委員の選任については、法第三十一条第一項の規定により、公共の福祉に関し公正な判断をすることができ、広い経験と知識を有する者のうちから、両議院の同意を得て、内閣総理大臣が任命することとされ、この場合において、その選任については、教育、文化、科学、産業その他の各分野及び全国各地方が公平に代表されることを考慮しなければならないとされている。
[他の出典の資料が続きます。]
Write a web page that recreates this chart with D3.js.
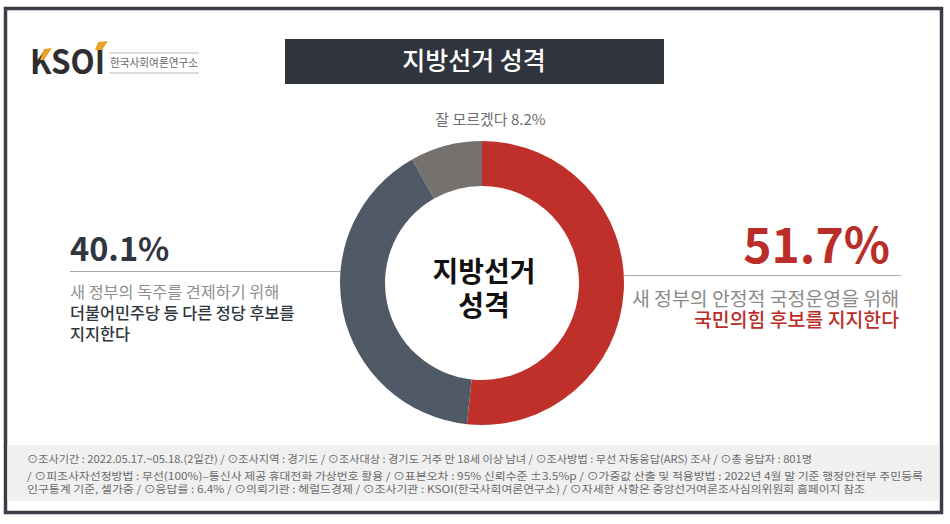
<!DOCTYPE html>
<html>
<head>
<meta charset="utf-8">
<script src="https://cdn.jsdelivr.net/npm/d3@7"></script>
<style>
html, body { margin: 0; padding: 0; background: #fff; }
svg { display: block; }
text { font-family: "Noto Sans CJK KR", "Noto Sans", sans-serif; }
</style>
</head>
<body>
<svg id="chart" width="950" height="524"></svg>
<script>
const labels = ["국민의힘 후보 지지", "다른 정당 후보 지지", "잘 모르겠다"];
const values = [51.7, 40.1, 8.2];
const colors = ["#c0302a", "#505a66", "#75716e"];

const footerLines = [
    "⊙조사기간 : 2022.05.17.~05.18.(2일간)  / ⊙조사지역 : 경기도 / ⊙조사대상 : 경기도 거주 만 18세 이상 남녀 / ⊙조사방법 : 무선 자동응답(ARS)  조사 / ⊙총 응답자 : 801명",
    "/ ⊙피조사자선정방법 : 무선(100%)–통신사 제공 휴대전화 가상번호 활용 / ⊙표본오차 : 95% 신뢰수준 ±3.5%p / ⊙가중값 산출 및 적용방법 : 2022년 4월 말 기준 행정안전부 주민등록",
    "인구통계 기준, 셀가중 / ⊙응답률 : 6.4% / ⊙의뢰기관 : 헤럴드경제  / ⊙조사기관 : KSOI(한국사회여론연구소) / ⊙자세한 사항은 중앙선거여론조사심의위원회 홈페이지 참조"
];
const footerWidths = [785, 896, 838];

const svg = d3.select("#chart");

// frame and footer band
svg.append("rect").attr("x", 5.5).attr("y", 8.5).attr("width", 936).attr("height", 504)
    .attr("fill", "#fff").attr("stroke", "#3a3f47").attr("stroke-width", 3.5);
svg.append("rect").attr("x", 7.5).attr("y", 445).attr("width", 932).attr("height", 56).attr("fill", "#f0f0f0");

// logo
const logo = svg.append("g");
logo.append("text").attr("x", 30).attr("y", 74).attr("font-size", 33).attr("font-weight", 700)
    .attr("fill", "#2e2e30").attr("textLength", 75).attr("lengthAdjust", "spacingAndGlyphs").text("KSOI");
logo.append("path").attr("d", "M44 49 L52 48 L44 60 L40 60 Z").attr("fill", "#e8a32e");
logo.append("path").attr("d", "M98 42 L108 41 L102 50 L95 50 Z").attr("fill", "#e8a32e");
logo.append("line").attr("x1", 109).attr("x2", 199).attr("y1", 53).attr("y2", 53).attr("stroke", "#bbb");
logo.append("line").attr("x1", 109).attr("x2", 199).attr("y1", 73).attr("y2", 73).attr("stroke", "#bbb");
logo.append("text").attr("x", 110).attr("y", 67).attr("font-size", 11).attr("fill", "#666")
    .attr("textLength", 88).attr("lengthAdjust", "spacingAndGlyphs").text("한국사회여론연구소");

// title
svg.append("rect").attr("x", 285).attr("y", 39).attr("width", 379).attr("height", 45).attr("fill", "#2f343d");
svg.append("text").attr("x", 474).attr("y", 70).attr("text-anchor", "middle").attr("font-size", 25)
    .attr("font-weight", 500).attr("fill", "#fff").text("지방선거 성격");

// guide lines either side of the donut
svg.append("line").attr("x1", 70).attr("x2", 345).attr("y1", 271.5).attr("y2", 271.5).attr("stroke", "#aaa").attr("stroke-width", 1.2);
svg.append("line").attr("x1", 622).attr("x2", 901).attr("y1", 275.5).attr("y2", 275.5).attr("stroke", "#aaa").attr("stroke-width", 1.2);

// donut
const pie = d3.pie().sort(null).value(d => d);
const arc = d3.arc().innerRadius(97).outerRadius(142);
svg.append("g").attr("transform", "translate(482,283)")
    .selectAll("path")
    .data(pie(values))
    .enter()
    .append("path")
    .attr("d", arc)
    .attr("fill", (d, i) => colors[i])
    .append("title").text((d, i) => labels[i]);

svg.append("text").attr("x", 484).attr("y", 282).attr("text-anchor", "middle").attr("font-size", 28)
    .attr("font-weight", 700).attr("fill", "#111").text("지방선거");
svg.append("text").attr("x", 484).attr("y", 316).attr("text-anchor", "middle").attr("font-size", 28)
    .attr("font-weight", 700).attr("fill", "#111").text("성격");

// unknown label
svg.append("text").attr("x", 490.5).attr("y", 125).attr("text-anchor", "middle").attr("font-size", 15)
    .attr("fill", "#6e6e6e").text(`잘 모르겠다 ${values[2]}%`);

// left callout
svg.append("text").attr("x", 70).attr("y", 261).attr("font-size", 32.5).attr("font-weight", 700)
    .attr("font-family", "'Noto Sans', sans-serif").attr("fill", "#2f3640").text(`${values[1]}%`);
svg.append("text").attr("x", 70).attr("y", 298).attr("font-size", 16.3).attr("fill", "#8f8f8f").text("새 정부의 독주를 견제하기 위해");
svg.append("text").attr("x", 70).attr("y", 319).attr("font-size", 16.3).attr("font-weight", 500).attr("fill", "#2f3640").text("더불어민주당 등 다른 정당 후보를");
svg.append("text").attr("x", 70).attr("y", 340).attr("font-size", 16.3).attr("font-weight", 500).attr("fill", "#2f3640").text("지지한다");

// right callout
svg.append("text").attr("x", 890).attr("y", 263).attr("text-anchor", "end").attr("font-size", 48).attr("font-weight", 700)
    .attr("font-family", "'Noto Sans', sans-serif").attr("fill", "#bb2d28").text(`${values[0]}%`);
svg.append("text").attr("x", 899).attr("y", 306).attr("text-anchor", "end").attr("font-size", 19.4).attr("fill", "#8a8a8a").text("새 정부의 안정적 국정운영을 위해");
svg.append("text").attr("x", 899).attr("y", 327).attr("text-anchor", "end").attr("font-size", 19.4).attr("font-weight", 500).attr("fill", "#bb2d28").text("국민의힘 후보를 지지한다");

// footer notes
svg.append("g").selectAll("text")
    .data(footerLines)
    .enter()
    .append("text")
    .attr("x", 27)
    .attr("y", (d, i) => [463, 480, 493][i])
    .attr("font-size", 10.5)
    .attr("fill", "#6b6b6b")
    .attr("textLength", (d, i) => footerWidths[i])
    .attr("lengthAdjust", "spacingAndGlyphs")
    .text(d => d);
</script>
</body>
</html>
委員の年間報酬については、協会の「経営委員会委員報酬支給基準」によれば、非常勤の委員は、その役職に応じ、委員長は六百十九万二千円、委員長職務代行者は五百五十七万二千八百円、委員は四百九十五万三千六百円であり、常勤の委員は、その役職に応じ、委員長は三千九十二万円、委員長職務代行者は二千六百九十万円、委員は二千二百六万円となっている。
五について
御指摘のような言動に関する報道があったことは承知している。
六について
御指摘の「問題発言」が何を指すのか必ずしも明らかでないが、いずれにしても、協会の経営委員会の委員が個人的に行った発言等について、政府として見解を述べることは差し控えたい。
七について
お尋ねの「会長人事」については、三についてでお答えしたとおりである。
また、「経営委員会委員の人事」については、現在の委員は、四についてでお答えした手続に従って選任されているものと認識しており、委員相互の真摯な議論を通じて、経営委員会全体として、法の規定に従い、その役割を果たしていただくことを期待している。